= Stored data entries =
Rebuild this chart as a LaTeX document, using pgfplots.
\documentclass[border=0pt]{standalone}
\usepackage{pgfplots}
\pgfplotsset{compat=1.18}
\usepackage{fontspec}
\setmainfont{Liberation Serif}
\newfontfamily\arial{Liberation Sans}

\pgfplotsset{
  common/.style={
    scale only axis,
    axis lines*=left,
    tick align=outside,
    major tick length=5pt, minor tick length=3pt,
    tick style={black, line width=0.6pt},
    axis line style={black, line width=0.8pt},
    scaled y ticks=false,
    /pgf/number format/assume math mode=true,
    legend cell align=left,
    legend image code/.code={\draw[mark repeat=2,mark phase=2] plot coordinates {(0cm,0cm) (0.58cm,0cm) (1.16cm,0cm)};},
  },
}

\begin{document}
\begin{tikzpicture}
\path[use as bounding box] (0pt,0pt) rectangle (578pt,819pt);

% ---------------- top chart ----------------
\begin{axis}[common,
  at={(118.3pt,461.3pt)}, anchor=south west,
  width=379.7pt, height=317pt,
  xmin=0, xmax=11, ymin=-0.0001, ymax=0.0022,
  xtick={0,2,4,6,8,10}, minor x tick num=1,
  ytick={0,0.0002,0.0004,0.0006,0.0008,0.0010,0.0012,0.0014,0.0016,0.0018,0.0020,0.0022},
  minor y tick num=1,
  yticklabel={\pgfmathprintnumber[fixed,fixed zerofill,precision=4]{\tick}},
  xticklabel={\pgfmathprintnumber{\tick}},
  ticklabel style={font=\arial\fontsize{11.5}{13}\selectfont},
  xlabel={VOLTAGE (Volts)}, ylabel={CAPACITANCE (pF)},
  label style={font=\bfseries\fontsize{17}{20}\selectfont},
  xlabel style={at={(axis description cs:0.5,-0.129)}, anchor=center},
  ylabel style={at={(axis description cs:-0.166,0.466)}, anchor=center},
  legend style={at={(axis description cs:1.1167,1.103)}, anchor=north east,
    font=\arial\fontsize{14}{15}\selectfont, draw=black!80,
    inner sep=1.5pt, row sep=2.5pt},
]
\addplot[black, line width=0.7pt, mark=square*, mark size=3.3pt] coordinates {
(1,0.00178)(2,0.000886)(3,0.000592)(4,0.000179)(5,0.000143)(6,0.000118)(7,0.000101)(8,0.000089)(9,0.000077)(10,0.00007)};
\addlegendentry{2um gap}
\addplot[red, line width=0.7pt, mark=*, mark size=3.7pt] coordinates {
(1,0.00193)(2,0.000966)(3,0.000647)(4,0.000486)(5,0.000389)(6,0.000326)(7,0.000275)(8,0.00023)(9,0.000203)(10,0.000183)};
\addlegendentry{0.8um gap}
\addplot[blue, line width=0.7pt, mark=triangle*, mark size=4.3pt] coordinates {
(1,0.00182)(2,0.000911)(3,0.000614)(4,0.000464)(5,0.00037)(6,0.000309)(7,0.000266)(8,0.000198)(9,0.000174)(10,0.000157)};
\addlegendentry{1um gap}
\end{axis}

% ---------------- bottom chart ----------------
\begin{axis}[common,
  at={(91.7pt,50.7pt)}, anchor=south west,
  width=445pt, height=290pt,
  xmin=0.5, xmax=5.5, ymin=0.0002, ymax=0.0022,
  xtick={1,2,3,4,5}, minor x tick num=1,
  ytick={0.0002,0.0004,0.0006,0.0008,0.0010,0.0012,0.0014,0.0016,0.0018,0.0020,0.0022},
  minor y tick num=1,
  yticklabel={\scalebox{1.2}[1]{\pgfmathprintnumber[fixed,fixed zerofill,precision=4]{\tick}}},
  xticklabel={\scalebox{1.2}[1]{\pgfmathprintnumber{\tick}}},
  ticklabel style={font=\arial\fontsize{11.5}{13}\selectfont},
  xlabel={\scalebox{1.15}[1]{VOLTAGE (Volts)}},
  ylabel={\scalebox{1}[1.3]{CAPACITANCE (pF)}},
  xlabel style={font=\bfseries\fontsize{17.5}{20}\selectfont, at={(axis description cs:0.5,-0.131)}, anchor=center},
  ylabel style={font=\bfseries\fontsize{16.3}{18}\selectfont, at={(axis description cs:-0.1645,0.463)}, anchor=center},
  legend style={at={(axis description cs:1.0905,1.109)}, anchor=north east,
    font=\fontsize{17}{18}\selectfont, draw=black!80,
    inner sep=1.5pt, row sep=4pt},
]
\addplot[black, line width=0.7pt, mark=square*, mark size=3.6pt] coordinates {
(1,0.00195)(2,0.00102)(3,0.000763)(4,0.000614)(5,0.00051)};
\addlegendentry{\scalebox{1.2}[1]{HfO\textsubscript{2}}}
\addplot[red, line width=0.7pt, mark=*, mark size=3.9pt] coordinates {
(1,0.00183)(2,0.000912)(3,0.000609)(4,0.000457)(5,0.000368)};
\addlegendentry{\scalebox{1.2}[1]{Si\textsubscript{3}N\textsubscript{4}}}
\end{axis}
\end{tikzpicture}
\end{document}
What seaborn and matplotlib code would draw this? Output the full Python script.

= WHAT IS BEING ASKED =
Using the exact wording, write out all of the records.

= PROBLEM SOLUTION =
Rebuild this chart as a LaTeX document, using pgfplots.
\documentclass[border=0pt]{standalone}
\usepackage{pgfplots}
\pgfplotsset{compat=1.18}
\usepackage{fontspec}
\setmainfont{Liberation Serif}
\newfontfamily\arial{Liberation Sans}

\pgfplotsset{
  common/.style={
    scale only axis,
    axis lines*=left,
    tick align=outside,
    major tick length=5pt, minor tick length=3pt,
    tick style={black, line width=0.6pt},
    axis line style={black, line width=0.8pt},
    scaled y ticks=false,
    /pgf/number format/assume math mode=true,
    legend cell align=left,
    legend image code/.code={\draw[mark repeat=2,mark phase=2] plot coordinates {(0cm,0cm) (0.58cm,0cm) (1.16cm,0cm)};},
  },
}

\begin{document}
\begin{tikzpicture}
\path[use as bounding box] (0pt,0pt) rectangle (578pt,819pt);

% ---------------- top chart ----------------
\begin{axis}[common,
  at={(118.3pt,461.3pt)}, anchor=south west,
  width=379.7pt, height=317pt,
  xmin=0, xmax=11, ymin=-0.0001, ymax=0.0022,
  xtick={0,2,4,6,8,10}, minor x tick num=1,
  ytick={0,0.0002,0.0004,0.0006,0.0008,0.0010,0.0012,0.0014,0.0016,0.0018,0.0020,0.0022},
  minor y tick num=1,
  yticklabel={\pgfmathprintnumber[fixed,fixed zerofill,precision=4]{\tick}},
  xticklabel={\pgfmathprintnumber{\tick}},
  ticklabel style={font=\arial\fontsize{11.5}{13}\selectfont},
  xlabel={VOLTAGE (Volts)}, ylabel={CAPACITANCE (pF)},
  label style={font=\bfseries\fontsize{17}{20}\selectfont},
  xlabel style={at={(axis description cs:0.5,-0.129)}, anchor=center},
  ylabel style={at={(axis description cs:-0.166,0.466)}, anchor=center},
  legend style={at={(axis description cs:1.1167,1.103)}, anchor=north east,
    font=\arial\fontsize{14}{15}\selectfont, draw=black!80,
    inner sep=1.5pt, row sep=2.5pt},
]
\addplot[black, line width=0.7pt, mark=square*, mark size=3.3pt] coordinates {
(1,0.00178)(2,0.000886)(3,0.000592)(4,0.000179)(5,0.000143)(6,0.000118)(7,0.000101)(8,0.000089)(9,0.000077)(10,0.00007)};
\addlegendentry{2um gap}
\addplot[red, line width=0.7pt, mark=*, mark size=3.7pt] coordinates {
(1,0.00193)(2,0.000966)(3,0.000647)(4,0.000486)(5,0.000389)(6,0.000326)(7,0.000275)(8,0.00023)(9,0.000203)(10,0.000183)};
\addlegendentry{0.8um gap}
\addplot[blue, line width=0.7pt, mark=triangle*, mark size=4.3pt] coordinates {
(1,0.00182)(2,0.000911)(3,0.000614)(4,0.000464)(5,0.00037)(6,0.000309)(7,0.000266)(8,0.000198)(9,0.000174)(10,0.000157)};
\addlegendentry{1um gap}
\end{axis}

% ---------------- bottom chart ----------------
\begin{axis}[common,
  at={(91.7pt,50.7pt)}, anchor=south west,
  width=445pt, height=290pt,
  xmin=0.5, xmax=5.5, ymin=0.0002, ymax=0.0022,
  xtick={1,2,3,4,5}, minor x tick num=1,
  ytick={0.0002,0.0004,0.0006,0.0008,0.0010,0.0012,0.0014,0.0016,0.0018,0.0020,0.0022},
  minor y tick num=1,
  yticklabel={\scalebox{1.2}[1]{\pgfmathprintnumber[fixed,fixed zerofill,precision=4]{\tick}}},
  xticklabel={\scalebox{1.2}[1]{\pgfmathprintnumber{\tick}}},
  ticklabel style={font=\arial\fontsize{11.5}{13}\selectfont},
  xlabel={\scalebox{1.15}[1]{VOLTAGE (Volts)}},
  ylabel={\scalebox{1}[1.3]{CAPACITANCE (pF)}},
  xlabel style={font=\bfseries\fontsize{17.5}{20}\selectfont, at={(axis description cs:0.5,-0.131)}, anchor=center},
  ylabel style={font=\bfseries\fontsize{16.3}{18}\selectfont, at={(axis description cs:-0.1645,0.463)}, anchor=center},
  legend style={at={(axis description cs:1.0905,1.109)}, anchor=north east,
    font=\fontsize{17}{18}\selectfont, draw=black!80,
    inner sep=1.5pt, row sep=4pt},
]
\addplot[black, line width=0.7pt, mark=square*, mark size=3.6pt] coordinates {
(1,0.00195)(2,0.00102)(3,0.000763)(4,0.000614)(5,0.00051)};
\addlegendentry{\scalebox{1.2}[1]{HfO\textsubscript{2}}}
\addplot[red, line width=0.7pt, mark=*, mark size=3.9pt] coordinates {
(1,0.00183)(2,0.000912)(3,0.000609)(4,0.000457)(5,0.000368)};
\addlegendentry{\scalebox{1.2}[1]{Si\textsubscript{3}N\textsubscript{4}}}
\end{axis}
\end{tikzpicture}
\end{document}
What seaborn and matplotlib code would draw this? Output the full Python script.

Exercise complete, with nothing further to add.